Эта последняя часть работы прошла уже легко, так как в процессе написания я обычно не сталкиваюсь с большими трудностями. Самая тяжелая задача была позади. Архитектоника новеллы уже была закончена в деталях у меня в голове. Реализация ее на бумаге не принесла ничего нового, кроме небольших перестановок и изменений в сцене допроса. Таким образом, юмористические вымышленные имена начальника поезда и кочегара, названные Гротом, являются моей собственной выдумкой, так же как серия и номер локомотива 0и<», связанные с идеей рассказа.
В общем, процесс всего следствия, основанный на реальных данных, я изложил самостоятельно, стилизуя целевые вопросы и ответы.
Структура новеллы возникла из ее содержания и по всей совокупности сохранила хронологический порядок событий. Сравнительно долго я размышлял над началом рассказа, как бы получше ввести в него текст депеши, обращавшей внимание на машиниста. Таким образом, я думаю, рассказ получил изюминку, с самого начала пробуждающую интерес у читателя.
Но давайте перейдем к поиску стиля.
Мне кажется, что в нем звучат два основных мотива, подчеркнуть которые мне более всего хотелось: мотив движения — быстрого, стремительного, мятежного, и второй, оперирующий абстракциями, — чистый, геометрически строгий мотив идеи.
Может быть, я выражаюсь неясно, однако тонкости стиля слишком глубоки, и в них непременно присутствует личное чувство. Впервые прочитав новеллу в кругу друзей и знакомых, я услышал такое замечание:
— Рассказ производит впечатление видёния.
Если это действительно так, то этим свойством «Машинист Грот» обязан именно мотиву движения, которым я пропитал его от начала до конца. Импульс, исходящий от произведения, передается читателю, который видит все в ускоренном темпе, как молнию. Движение связано с идейным основанием и с местностью, с окружением, в котором разыгрывается трагедия машиниста. Само название его, краткое и рубленое, проникнуто полетом разрывающего пространство снаряда.

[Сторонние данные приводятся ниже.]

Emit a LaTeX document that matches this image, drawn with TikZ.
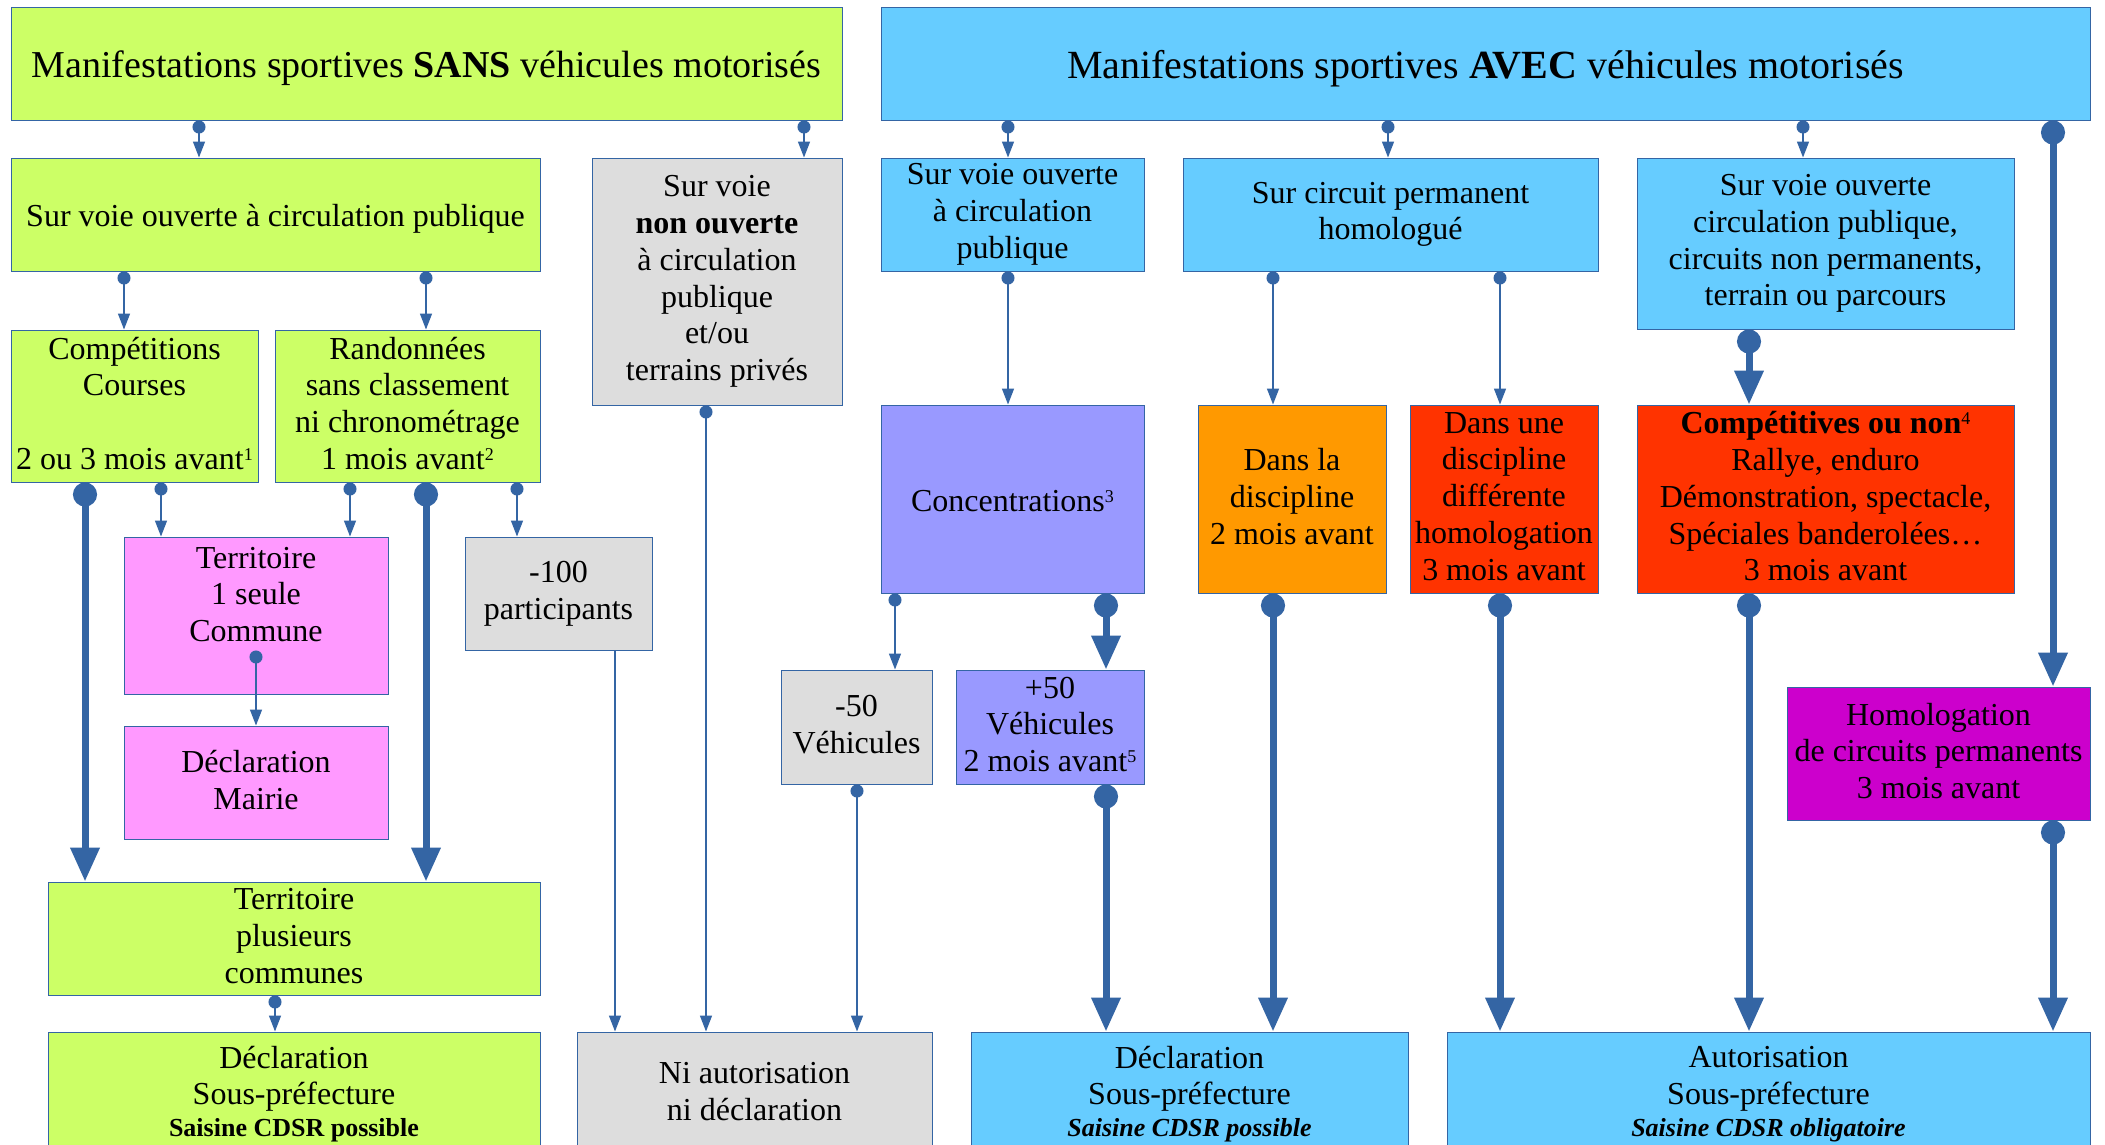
\documentclass[tikz,border=0pt]{standalone}
\usepackage{fontspec}
\setmainfont{Liberation Serif}
\usetikzlibrary{arrows.meta}

\definecolor{trait}{HTML}{3465A4}
\definecolor{cvert}{HTML}{CCFF66}
\definecolor{cbleu}{HTML}{66CCFF}
\definecolor{cgris}{HTML}{DDDDDD}
\definecolor{crose}{HTML}{FF99FF}
\definecolor{cmauve}{HTML}{9999FF}
\definecolor{corange}{HTML}{FF9900}
\definecolor{crouge}{HTML}{FF3300}
\definecolor{cpourpre}{HTML}{CC00CC}
\newcommand{\fnote}[1]{\raisebox{9pt}{\fontsize{18}{18}\selectfont #1}}
\newcommand{\saisine}[1]{\\[-5pt]{\fontsize{26}{30}\selectfont\bfseries #1}}

\begin{document}
\begin{tikzpicture}
  [x=1pt,y=-1pt,
   box/.style={draw=trait,line width=1pt,inner sep=0pt,align=center,font=\fontsize{32}{36.7}\selectfont,
     execute at begin node={\rule{0pt}{30pt}},execute at end node={\rule[-5.6pt]{0pt}{5.6pt}}},
   titre/.style={font=\fontsize{38}{44}\selectfont,
     execute at begin node={\rule{0pt}{36pt}},execute at end node={\rule[-8pt]{0pt}{8pt}}},
   grandtitre/.style={font=\fontsize{40}{46}\selectfont,
     execute at begin node={\rule{0pt}{38pt}},execute at end node={\rule[-8.5pt]{0pt}{8.5pt}}},
   fin/.style={trait,line width=1.5pt,arrows={Circle[length=13pt]-Triangle[length=16pt,width=12pt]}},
   gros/.style={trait,line width=7pt,arrows={Circle[length=24pt]-Triangle[length=34pt,width=28pt]}}]
  \useasboundingbox (0,0) rectangle (2105,1144);
  \fill[white] (0,0) rectangle (2105,1144);

  \node[box,titre,fill=cvert,minimum width=831pt,minimum height=113pt] (sansT) at (426.5,63.5) {Manifestations sportives \textbf{SANS} véhicules motorisés};
  \node[box,grandtitre,fill=cbleu,minimum width=1209pt,minimum height=113pt] (avecT) at (1485.5,63.5) {Manifestations sportives \textbf{AVEC} véhicules motorisés};

  \node[box,fill=cvert,minimum width=529pt,minimum height=113pt] (voieS) at (275.5,214.5) {Sur voie ouverte à circulation publique};
  \node[box,fill=cgris,minimum width=250pt,minimum height=247pt] (nonouv) at (717,281.5) {Sur voie\\\textbf{non ouverte}\\à circulation\\publique\\et/ou\\terrains privés};
  \node[box,fill=cbleu,minimum width=263pt,minimum height=113pt] (voieA) at (1012.5,214.5) {Sur voie ouverte\\à circulation\\publique};
  \node[box,fill=cbleu,minimum width=415pt,minimum height=113pt] (circuit) at (1390.5,214.5) {Sur circuit permanent\\homologué};
  \node[box,fill=cbleu,minimum width=377pt,minimum height=171pt] (voieB) at (1825.5,243.5) {Sur voie ouverte\\circulation publique,\\circuits non permanents,\\terrain ou parcours};

  \node[box,fill=cvert,minimum width=247pt,minimum height=152pt] (compet) at (134.5,406) {Compétitions\\Courses\\[36.7pt]2 ou 3 mois avant\fnote{1}};
  \node[box,fill=cvert,minimum width=265pt,minimum height=152pt] (rando) at (407.5,406) {Randonnées\\sans classement\\ni chronométrage\\1 mois avant\fnote{2}};
  \node[box,fill=cmauve,minimum width=263pt,minimum height=188pt] (concent) at (1012.5,499) {Concentrations\fnote{3}};
  \node[box,fill=corange,minimum width=188pt,minimum height=188pt] (danslad) at (1292,499) {Dans la\\discipline\\2 mois avant};
  \node[box,fill=crouge,minimum width=188pt,minimum height=188pt] (dansune) at (1504,499) {Dans une\\discipline\\différente\\homologation\\3 mois avant};
  \node[box,fill=crouge,minimum width=377pt,minimum height=188pt] (competit) at (1825.5,499) {\textbf{Compétitives ou non}\fnote{4}\\Rallye, enduro\\Démonstration, spectacle,\\Spéciales banderolées…\\3 mois avant};

  \node[box,fill=crose,minimum width=264pt,minimum height=157pt] (terr1) at (256,615.5) {Territoire\\1 seule\\Commune\\\mbox{}};
  \node[box,fill=cgris,minimum width=187pt,minimum height=113pt] (moins100) at (558.5,593.5) {-100\\participants};
  \node[box,fill=crose,minimum width=264pt,minimum height=113pt] (mairie) at (256,782.5) {Déclaration\\Mairie};
  \node[box,fill=cgris,minimum width=151pt,minimum height=114pt] (moins50) at (856.5,727) {-50\\Véhicules};
  \node[box,fill=cmauve,minimum width=188pt,minimum height=114pt] (plus50) at (1050,727) {+50\\Véhicules\\2 mois avant\fnote{5}};
  \node[box,fill=cpourpre,minimum width=303pt,minimum height=133pt] (homolog) at (1938.5,753.5) {Homologation\\de circuits permanents\\3 mois avant};

  \node[box,fill=cvert,minimum width=492pt,minimum height=113pt] (terrP) at (294,938.5) {Territoire\\plusieurs\\communes};
  \node[box,fill=cvert,minimum width=492pt,minimum height=124pt] (declS) at (294,1094) {Déclaration\\Sous-préfecture\saisine{Saisine CDSR possible}};
  \node[box,fill=cgris,minimum width=355pt,minimum height=124pt] (niaut) at (754.5,1094) {Ni autorisation\\ni déclaration};
  \node[box,fill=cbleu,minimum width=437pt,minimum height=124pt] (declA) at (1189.5,1094) {Déclaration\\Sous-préfecture\saisine{\itshape Saisine CDSR possible}};
  \node[box,fill=cbleu,minimum width=643pt,minimum height=124pt] (autor) at (1768.5,1094) {Autorisation\\Sous-préfecture\saisine{\itshape Saisine CDSR obligatoire}};

  % fines liaisons
  \foreach \a/\da/\b/\db in {sansT/-227.5/voieS/-76.5, sansT/377.5/nonouv/87,
      avecT/-477.5/voieA/-4.5, avecT/-97.5/circuit/-2.5, avecT/317.5/voieB/-22.5,
      voieS/-151.5/compet/-10.5, voieS/150.5/rando/18.5,
      compet/26.5/terr1/-95, rando/-57.5/terr1/94, rando/109.5/moins100/-41.5,
      nonouv/-11/niaut/-48.5, moins50/0.5/niaut/102.5,
      voieA/-4.5/concent/-4.5, concent/-117.5/moins50/38.5,
      circuit/-117.5/danslad/-19, circuit/109.5/dansune/-4, terrP/-19/declS/-19}
    \draw[fin] ([xshift=\da]\a.south) -- ([xshift=\db]\b.north);
  \draw[fin] ([yshift=44pt]terr1.south) -- (mairie.north);
  \draw[fin,arrows={-Triangle[length=16pt,width=12pt]}] ([xshift=56.5]moins100.south) -- ([xshift=-139.5]niaut.north);

  % grosses liaisons
  \foreach \a/\da/\b/\db in {avecT/567.5/homolog/114.5, compet/-49.5/terrP/-209,
      rando/18.5/terrP/132, concent/93.5/plus50/56, plus50/56/declA/-83.5,
      danslad/-19/declA/83.5, dansune/-4/autor/-268.5, voieB/-76.5/competit/-76.5,
      competit/-76.5/autor/-19.5, homolog/114.5/autor/284.5}
    \draw[gros] ([xshift=\da]\a.south) -- ([xshift=\db]\b.north);

\end{tikzpicture}
\end{document}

Исповедь окончена. Добавлю еще, что мне очень нравится железная дорога и езжу я с удовольствием; в свое время я даже носился с намерением поступить туда на службу. Она всегда была для меня символом жизни и ее огненных пульсирующих артерий — символом демонизма движения, мощнейшей силы родом из ниоткуда, которая несет миры через межпланетные пространства в кругах вихрей без начала и конца — символ неказистый и миниатюрный относительно прообраза, но не менее дорогой, ибо он наш, человеческий, земной.
«Машинист Грот» полностью захватил меня и вдохновил на создание цикла «Демон движения», в котором он занял видное место.